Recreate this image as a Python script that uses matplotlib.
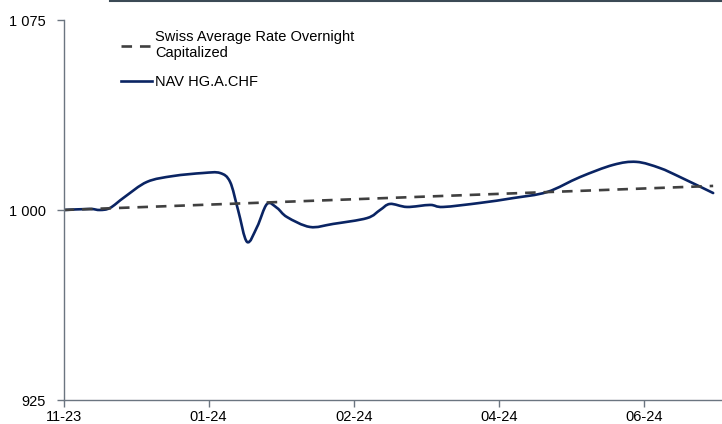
import numpy as np
import matplotlib
matplotlib.use("Agg")
import matplotlib.pyplot as plt
from matplotlib.lines import Line2D
from matplotlib.path import Path
from matplotlib.patches import PathPatch

plt.rcParams['font.family'] = ['Liberation Sans', 'DejaVu Sans']

# x positions in tick units (0 = 11-23, 1 = 01-24, ...)
tick_labels = ["11-23", "01-24", "02-24", "04-24", "06-24"]

nav_x = [0.0, 0.18, 0.25, 0.32, 0.42, 0.575, 0.754, 0.961, 1.079, 1.148, 1.203,
         1.265, 1.334, 1.403, 1.472, 1.541, 1.699,
         1.858, 2.092, 2.182, 2.251, 2.368, 2.527, 2.617, 2.872, 3.099, 3.334,
         3.561, 3.789, 3.95, 4.11, 4.251, 4.479]
nav_y = [1000.0, 1000.4, 1000.0, 1000.8, 1005.1, 1011.1, 1013.4, 1014.6, 1014.6,
         1011.1, 1000.0, 987.4, 993.3, 1002.4, 1000.8,
         997.2, 993.3, 994.5, 996.8, 1000.0, 1002.4, 1001.2, 1002.0, 1001.2,
         1002.8, 1004.7, 1007.1, 1013.0, 1017.8, 1019.0, 1016.6, 1013.0, 1006.7]

saron_x = [0.0, 4.479]
saron_y = [1000.0, 1009.5]

NAVY = "#0a2463"
GREY = "#404040"


def smooth_path(xs, ys, ax):
    # Excel-like smoothed line: Catmull-Rom drawn as cubic Bezier in pixel space
    pts = ax.transData.transform(np.column_stack([xs, ys]))
    verts = [pts[0]]
    codes = [Path.MOVETO]
    n = len(pts)
    for i in range(n - 1):
        p0 = pts[max(i - 1, 0)]
        p1 = pts[i]
        p2 = pts[i + 1]
        p3 = pts[min(i + 2, n - 1)]
        c1 = p1 + (p2 - p0) / 6.0
        c2 = p2 - (p3 - p1) / 6.0
        verts += [c1, c2, p2]
        codes += [Path.CURVE4] * 3
    return Path(verts, codes)


fig = plt.figure(figsize=(7.22, 4.24), dpi=100)
ax = fig.add_axes([63.6 / 722, 1 - 400 / 424, 1 - 63.6 / 722, 380 / 424])

ax.set_xlim(0, 4.54)
ax.set_ylim(925, 1075)

ax.plot(saron_x, saron_y, color=GREY, lw=1.9, dashes=(4, 3))
path = smooth_path(nav_x, nav_y, ax)
ax.add_patch(PathPatch(path, transform=None, fill=False, edgecolor=NAVY,
                       lw=1.9, capstyle="round", joinstyle="round"))

ax.set_yticks([925, 1000, 1075])
ax.set_yticklabels(["925", "1 000", "1 075"])
ax.set_xticks(range(len(tick_labels)))
ax.set_xticklabels(tick_labels)

for s in ["top", "right"]:
    ax.spines[s].set_visible(False)
for s in ["left", "bottom"]:
    ax.spines[s].set_color("#6b7580")
    ax.spines[s].set_linewidth(1.0)
ax.tick_params(axis="both", colors="#6b7580", labelcolor="black",
               labelsize=10.5, length=5, width=1.0)
ax.tick_params(axis="y", pad=8)
ax.tick_params(axis="x", pad=2)

handles = [Line2D([], [], color=GREY, lw=1.9, dashes=(4, 3)),
           Line2D([], [], color=NAVY, lw=1.9)]
labels = ["Swiss Average Rate Overnight\nCapitalized", "NAV HG.A.CHF"]
ax.legend(handles, labels, loc="upper left",
          bbox_to_anchor=(108 / 722, 1 - 17 / 424),
          bbox_transform=fig.transFigure, frameon=False, fontsize=10.5,
          handlelength=2.1, handletextpad=0.25, labelspacing=1.0)

fig.add_artist(Line2D([110 / 722, 1], [1 - 1 / 424, 1 - 1 / 424],
                      color="#3b4a55", lw=1.5, transform=fig.transFigure))

fig.savefig("out.png", dpi=100)
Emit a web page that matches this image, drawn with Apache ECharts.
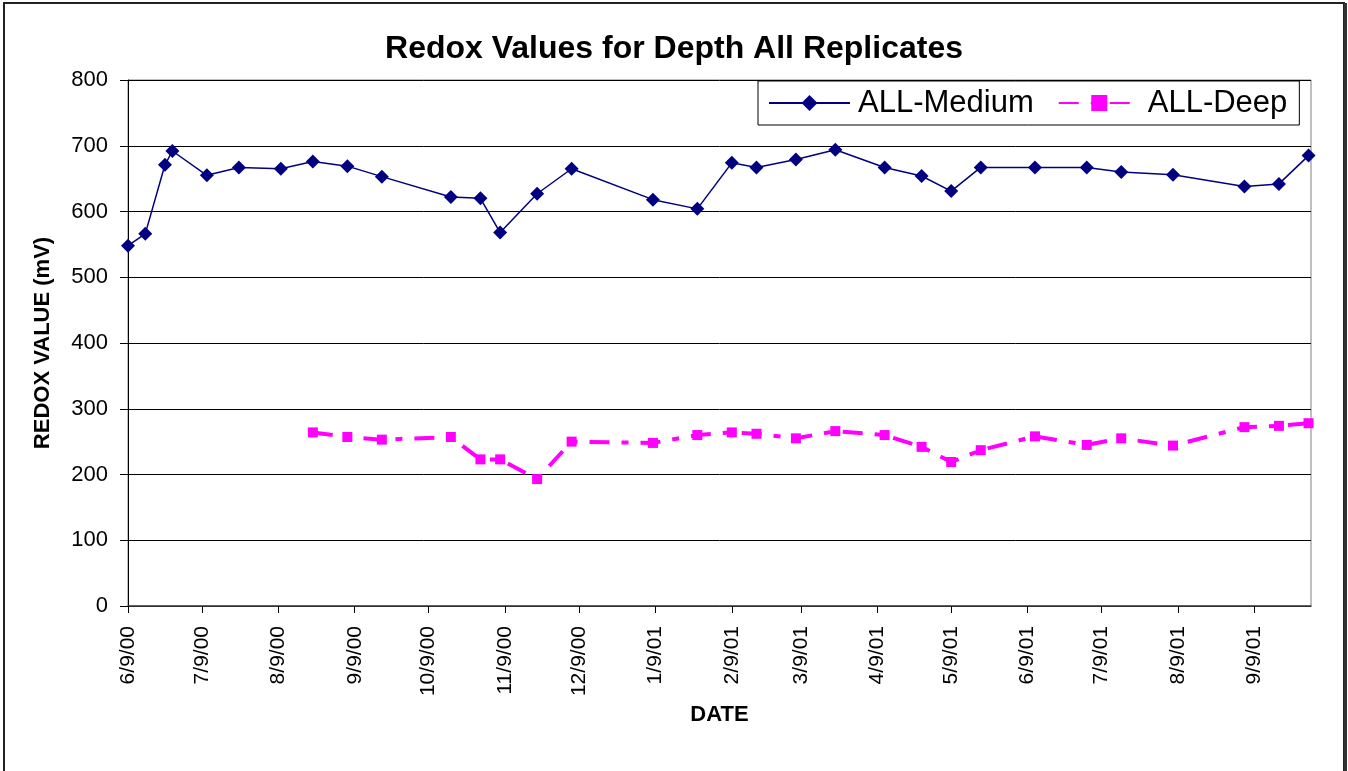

++++++++++

**The exercise**
Transcribe the full listing above exactly as it stands, minus the pictures.

**Exercise solution**
Recreate this image as a Python script that uses matplotlib.
import numpy as np
import matplotlib
matplotlib.use("Agg")
import matplotlib.pyplot as plt
from matplotlib.lines import Line2D
from matplotlib.path import Path
from matplotlib.patches import PathPatch

plt.rcParams['font.family'] = ['Liberation Sans', 'DejaVu Sans']

# x positions in tick units (0 = 11-23, 1 = 01-24, ...)
tick_labels = ["11-23", "01-24", "02-24", "04-24", "06-24"]

nav_x = [0.0, 0.18, 0.25, 0.32, 0.42, 0.575, 0.754, 0.961, 1.079, 1.148, 1.203,
         1.265, 1.334, 1.403, 1.472, 1.541, 1.699,
         1.858, 2.092, 2.182, 2.251, 2.368, 2.527, 2.617, 2.872, 3.099, 3.334,
         3.561, 3.789, 3.95, 4.11, 4.251, 4.479]
nav_y = [1000.0, 1000.4, 1000.0, 1000.8, 1005.1, 1011.1, 1013.4, 1014.6, 1014.6,
         1011.1, 1000.0, 987.4, 993.3, 1002.4, 1000.8,
         997.2, 993.3, 994.5, 996.8, 1000.0, 1002.4, 1001.2, 1002.0, 1001.2,
         1002.8, 1004.7, 1007.1, 1013.0, 1017.8, 1019.0, 1016.6, 1013.0, 1006.7]

saron_x = [0.0, 4.479]
saron_y = [1000.0, 1009.5]

NAVY = "#0a2463"
GREY = "#404040"


def smooth_path(xs, ys, ax):
    # Excel-like smoothed line: Catmull-Rom drawn as cubic Bezier in pixel space
    pts = ax.transData.transform(np.column_stack([xs, ys]))
    verts = [pts[0]]
    codes = [Path.MOVETO]
    n = len(pts)
    for i in range(n - 1):
        p0 = pts[max(i - 1, 0)]
        p1 = pts[i]
        p2 = pts[i + 1]
        p3 = pts[min(i + 2, n - 1)]
        c1 = p1 + (p2 - p0) / 6.0
        c2 = p2 - (p3 - p1) / 6.0
        verts += [c1, c2, p2]
        codes += [Path.CURVE4] * 3
    return Path(verts, codes)


fig = plt.figure(figsize=(7.22, 4.24), dpi=100)
ax = fig.add_axes([63.6 / 722, 1 - 400 / 424, 1 - 63.6 / 722, 380 / 424])

ax.set_xlim(0, 4.54)
ax.set_ylim(925, 1075)

ax.plot(saron_x, saron_y, color=GREY, lw=1.9, dashes=(4, 3))
path = smooth_path(nav_x, nav_y, ax)
ax.add_patch(PathPatch(path, transform=None, fill=False, edgecolor=NAVY,
                       lw=1.9, capstyle="round", joinstyle="round"))

ax.set_yticks([925, 1000, 1075])
ax.set_yticklabels(["925", "1 000", "1 075"])
ax.set_xticks(range(len(tick_labels)))
ax.set_xticklabels(tick_labels)

for s in ["top", "right"]:
    ax.spines[s].set_visible(False)
for s in ["left", "bottom"]:
    ax.spines[s].set_color("#6b7580")
    ax.spines[s].set_linewidth(1.0)
ax.tick_params(axis="both", colors="#6b7580", labelcolor="black",
               labelsize=10.5, length=5, width=1.0)
ax.tick_params(axis="y", pad=8)
ax.tick_params(axis="x", pad=2)

handles = [Line2D([], [], color=GREY, lw=1.9, dashes=(4, 3)),
           Line2D([], [], color=NAVY, lw=1.9)]
labels = ["Swiss Average Rate Overnight\nCapitalized", "NAV HG.A.CHF"]
ax.legend(handles, labels, loc="upper left",
          bbox_to_anchor=(108 / 722, 1 - 17 / 424),
          bbox_transform=fig.transFigure, frameon=False, fontsize=10.5,
          handlelength=2.1, handletextpad=0.25, labelspacing=1.0)

fig.add_artist(Line2D([110 / 722, 1], [1 - 1 / 424, 1 - 1 / 424],
                      color="#3b4a55", lw=1.5, transform=fig.transFigure))

fig.savefig("out.png", dpi=100)
Emit a web page that matches this image, drawn with Apache ECharts.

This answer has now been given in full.